• EXERCISE INSTRUCTIONS: Return the lines below exactly, from the first line to the line that contains "change_10yr = [0.19, 1.08, 3.44, 2.88, 0.60, -0.78]". Leave out pictures.

• COLLECTED DATA:
>>>
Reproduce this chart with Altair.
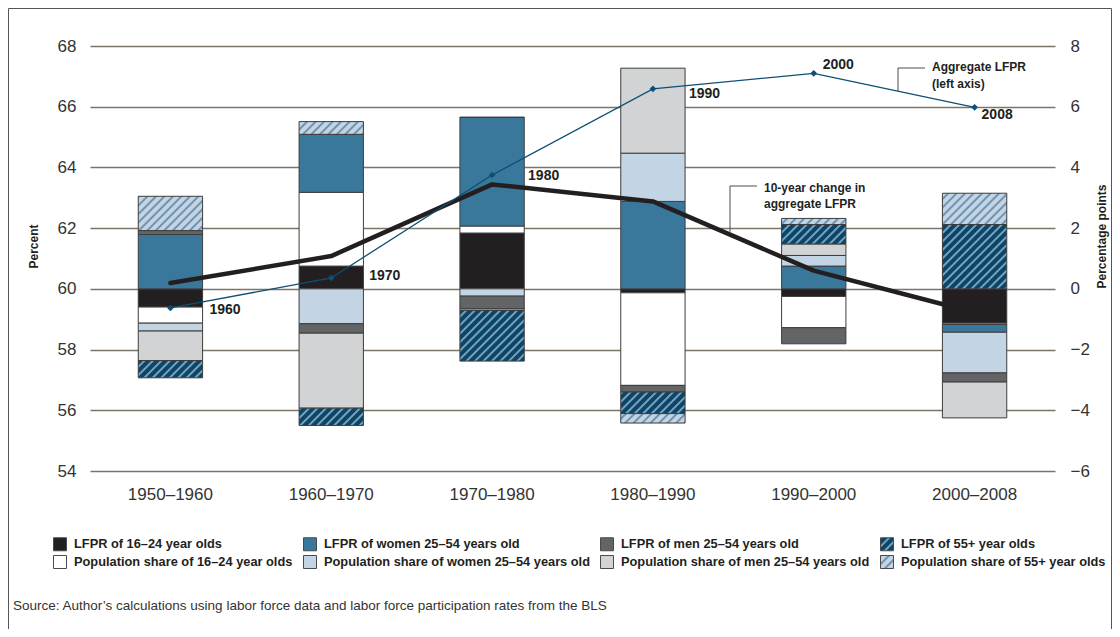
import altair as alt
import pandas as pd
import jinja2

# ---------------- data ----------------
periods = ["1950–1960", "1960–1970", "1970–1980", "1980–1990", "1990–2000", "2000–2008"]

components = [
    "LFPR of 16–24 year olds",
    "Population share of 16–24 year olds",
    "LFPR of women 25–54 years old",
    "Population share of women 25–54 years old",
    "LFPR of men 25–54 years old",
    "Population share of men 25–54 years old",
    "LFPR of 55+ year olds",
    "Population share of 55+ year olds",
]

lfpr_16_24 = [-0.60, 0.75, 1.84, -0.13, -0.25, -1.13]
pop_16_24 = [-0.53, 2.43, 0.23, -3.05, -1.03, -0.04]
lfpr_women = [1.79, 1.91, 3.58, 2.88, 0.75, -0.26]
pop_women = [-0.26, -1.15, -0.24, 1.59, 0.35, -1.34]
lfpr_men = [0.13, -0.31, -0.42, -0.22, -0.53, -0.30]
pop_men = [-0.97, -2.47, -0.05, 2.80, 0.38, -1.18]
lfpr_55 = [-0.57, -0.57, -1.67, -0.71, 0.64, 2.12]
pop_55 = [1.13, 0.42, 0.00, -0.31, 0.20, 1.03]

change_10yr = [0.19, 1.08, 3.44, 2.88, 0.60, -0.78]

agg_years = ["1960", "1970", "1980", "1990", "2000", "2008"]
agg_lfpr = [59.37, 60.36, 63.75, 66.59, 67.10, 65.98]

left_ticks = [54, 56, 58, 60, 62, 64, 66, 68]
right_ticks = [-6, -4, -2, 0, 2, 4, 6, 8]

source_text = "Source: Author’s calculations using labor force data and labor force participation rates from the BLS"
agg_note = ["Aggregate LFPR", "(left axis)"]
change_note = ["10-year change in", "aggregate LFPR"]

# ---------------- tables ----------------
series = [lfpr_16_24, pop_16_24, lfpr_women, pop_women, lfpr_men, pop_men, lfpr_55, pop_55]
rows = []
for ci, (comp, vals) in enumerate(zip(components, series)):
    for p, v in zip(periods, vals):
        rows.append({"period": p, "component": comp, "value": v, "stack_idx": ci})
bar_df = pd.DataFrame(rows)
change_df = pd.DataFrame({"period": periods, "change": change_10yr})
agg_df = pd.DataFrame({"period": periods, "year": agg_years, "lfpr": agg_lfpr})
one = pd.DataFrame({"k": [0]})

color_map = {
    components[0]: "#231f20",
    components[1]: "#ffffff",
    components[2]: "#3a789b",
    components[3]: "#c3d4e4",
    components[4]: "#636466",
    components[5]: "#d1d3d4",
    components[6]: "url(#hatchDark)",
    components[7]: "url(#hatchLight)",
}
legend_colors = [color_map[c] for c in components]

FONT = "Liberation Sans"
INK = "#231f20"

# ---------------- encodings ----------------
x_enc = alt.X(
    "period:N", sort=periods,
    scale=alt.Scale(paddingInner=0.6, paddingOuter=0.3),
    axis=alt.Axis(title=None, labelAngle=0, ticks=False, domain=False, labelFontSize=17,
                  labelColor="#333333", labelPadding=15, labelFont=FONT),
)

pp_scale = alt.Scale(domain=[-6, 8], nice=False, zero=False)
pp_axis = alt.Axis(orient="right", values=right_ticks, grid=False, ticks=False, domain=False,
                   labelFontSize=17, labelColor="#333333", labelPadding=15, labelFont=FONT,
                   title="Percentage points", titleFontSize=12, titleFontWeight="bold",
                   titleColor=INK, titleFont=FONT, titleAngle=-90, titleX=46, titleY=190,
                   titleAlign="center", titleBaseline="middle")

pc_scale = alt.Scale(domain=[54, 68], nice=False, zero=False)
pc_axis = alt.Axis(orient="left", values=left_ticks, grid=True, gridColor="#7c7568",
                   gridWidth=1.3, ticks=False, domain=False,
                   labelFontSize=17, labelColor="#333333", labelPadding=14, labelFont=FONT,
                   title="Percent", titleFontSize=12, titleFontWeight="bold",
                   titleColor=INK, titleFont=FONT, titleAngle=-90, titleX=-57, titleY=200,
                   titleAlign="center", titleBaseline="middle")

bars = alt.Chart(bar_df).mark_bar(stroke="#3d3d3d", strokeWidth=1).encode(
    x=x_enc,
    y=alt.Y("value:Q", stack="zero", scale=pp_scale, axis=pp_axis),
    color=alt.Color(
        "component:N",
        scale=alt.Scale(domain=components, range=legend_colors),
        legend=alt.Legend(
            title=None, orient="none", legendX=-37, legendY=491, columns=4,
            symbolType="square", symbolSize=169, symbolStrokeColor="#4a4a4a",
            symbolStrokeWidth=1, labelFont=FONT, labelFontSize=12.8,
            labelFontWeight="bold", labelColor=INK, labelLimit=500, labelOffset=7,
            columnPadding=8, rowPadding=0, padding=0, gridAlign="each",
        ),
    ),
    order=alt.Order("stack_idx:Q", sort="ascending"),
)

change_line = alt.Chart(change_df).mark_line(
    color=INK, strokeWidth=4.5, strokeCap="round", strokeJoin="round"
).encode(
    x=x_enc,
    y=alt.Y("change:Q", scale=pp_scale, axis=pp_axis),
)

pp_layer = alt.layer(bars, change_line)

agg_line = alt.Chart(agg_df).mark_line(color="#0e4f76", strokeWidth=1.3).encode(
    x=x_enc, y=alt.Y("lfpr:Q", scale=pc_scale, axis=pc_axis)
)
agg_pts = alt.Chart(agg_df).mark_point(
    shape="diamond", filled=True, size=45, color="#0e4f76", opacity=1
).encode(x=x_enc, y=alt.Y("lfpr:Q", scale=pc_scale, axis=pc_axis))

label_offsets = {"1960": (39, 2.5), "1970": (38, -2), "1980": (36, 1),
                 "1990": (36, 5), "2000": (9, -8), "2008": (7, 8)}
year_labels = []
for yr in agg_years:
    dx, dy = label_offsets[yr]
    year_labels.append(
        alt.Chart(agg_df).transform_filter(alt.datum.year == yr).mark_text(
            align="left", baseline="middle", dx=dx, dy=dy, fontSize=14,
            fontWeight="bold", color=INK, font=FONT
        ).encode(x=x_enc, y=alt.Y("lfpr:Q", scale=pc_scale, axis=pc_axis), text="year:N")
    )

pc_layer = alt.layer(agg_line, agg_pts, *year_labels)

# ---------------- annotations ----------------
note_style = dict(align="left", baseline="alphabetic", fontSize=12, fontWeight="bold",
                  color=INK, font=FONT)
agg_text = alt.Chart(one).mark_text(lineHeight=16.5, **note_style).encode(
    x=alt.value(842), y=alt.value(25), text=alt.value(agg_note))
change_text = alt.Chart(one).mark_text(lineHeight=16, **note_style).encode(
    x=alt.value(674), y=alt.value(145.5), text=alt.value(change_note))

rule_style = dict(color="#4d4d4d", strokeWidth=1)
c1 = alt.Chart(one).mark_rule(**rule_style).encode(x=alt.value(808), y=alt.value(22), y2=alt.value(45))
c2 = alt.Chart(one).mark_rule(**rule_style).encode(x=alt.value(808), x2=alt.value(835), y=alt.value(22))
c3 = alt.Chart(one).mark_rule(**rule_style).encode(x=alt.value(640), y=alt.value(140), y2=alt.value(186))
c4 = alt.Chart(one).mark_rule(**rule_style).encode(x=alt.value(640), x2=alt.value(667), y=alt.value(140))

src = alt.Chart(one).mark_text(align="left", baseline="middle", fontSize=13.5,
                               color="#333333", font=FONT).encode(
    x=alt.value(-77), y=alt.value(560), text=alt.value(source_text))

frame = alt.Chart(one).mark_rect(fillOpacity=0, stroke="#555555", strokeWidth=1).encode(
    x=alt.value(-81.5), x2=alt.value(1021.5), y=alt.value(-37.5), y2=alt.value(640))

chart = alt.layer(
    pp_layer, pc_layer, agg_text, change_text, c1, c2, c3, c4, src, frame
).resolve_scale(y="independent").properties(
    width=965, height=425,
    autosize=alt.AutoSizeParams(type="none"),
    padding={"left": 82, "top": 38, "right": 57, "bottom": 158},
).configure(font=FONT).configure_view(strokeWidth=0)

TEMPLATE = jinja2.Template("""<!DOCTYPE html>
<html>
<head>
  <meta charset="utf-8">
  <style>
    #{{ output_div }}.vega-embed { width: 100%; display: flex; }
    #{{ output_div }}.vega-embed details,
    #{{ output_div }}.vega-embed details summary { position: relative; }
  </style>
  <script type="text/javascript" src="{{ base_url }}/vega@{{ vega_version }}"></script>
  <script type="text/javascript" src="{{ base_url }}/vega-lite@{{ vegalite_version }}"></script>
  <script type="text/javascript" src="{{ base_url }}/vega-embed@{{ vegaembed_version }}"></script>
</head>
<body>
  <svg width="0" height="0" style="position:absolute;left:0;top:0">
    <defs>
      <pattern id="hatchDark" patternUnits="userSpaceOnUse" width="6" height="6" patternTransform="rotate(45)">
        <rect x="0" y="0" width="6" height="6" fill="#08466b"></rect>
        <line x1="3" y1="0" x2="3" y2="6" stroke="#cddbe8" stroke-width="1.2"></line>
      </pattern>
      <pattern id="hatchLight" patternUnits="userSpaceOnUse" width="6" height="6" patternTransform="rotate(45)">
        <rect x="0" y="0" width="6" height="6" fill="#c3d4e4"></rect>
        <line x1="3" y1="0" x2="3" y2="6" stroke="#1f5378" stroke-width="1"></line>
      </pattern>
    </defs>
  </svg>
  <div id="{{ output_div }}"></div>
  <script>
    (function(vegaEmbed) {
      var spec = {{ spec }};
      var embedOpt = {{ embed_options }};
      function showError(el, error){
        el.innerHTML = ('<div style="color:red;"><p>JavaScript Error: ' + error.message + '</p></div>');
        throw error;
      }
      const el = document.getElementById('{{ output_div }}');
      vegaEmbed("#{{ output_div }}", spec, embedOpt).catch(error => showError(el, error));
    })(vegaEmbed);
  </script>
</body>
</html>
""")

chart.save("out.html", embed_options={"renderer": "svg", "actions": False}, template=TEMPLATE)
<<<
• FULL ANSWER:
Reproduce this chart with Altair.
import altair as alt
import pandas as pd
import jinja2

# ---------------- data ----------------
periods = ["1950–1960", "1960–1970", "1970–1980", "1980–1990", "1990–2000", "2000–2008"]

components = [
    "LFPR of 16–24 year olds",
    "Population share of 16–24 year olds",
    "LFPR of women 25–54 years old",
    "Population share of women 25–54 years old",
    "LFPR of men 25–54 years old",
    "Population share of men 25–54 years old",
    "LFPR of 55+ year olds",
    "Population share of 55+ year olds",
]

lfpr_16_24 = [-0.60, 0.75, 1.84, -0.13, -0.25, -1.13]
pop_16_24 = [-0.53, 2.43, 0.23, -3.05, -1.03, -0.04]
lfpr_women = [1.79, 1.91, 3.58, 2.88, 0.75, -0.26]
pop_women = [-0.26, -1.15, -0.24, 1.59, 0.35, -1.34]
lfpr_men = [0.13, -0.31, -0.42, -0.22, -0.53, -0.30]
pop_men = [-0.97, -2.47, -0.05, 2.80, 0.38, -1.18]
lfpr_55 = [-0.57, -0.57, -1.67, -0.71, 0.64, 2.12]
pop_55 = [1.13, 0.42, 0.00, -0.31, 0.20, 1.03]

change_10yr = [0.19, 1.08, 3.44, 2.88, 0.60, -0.78]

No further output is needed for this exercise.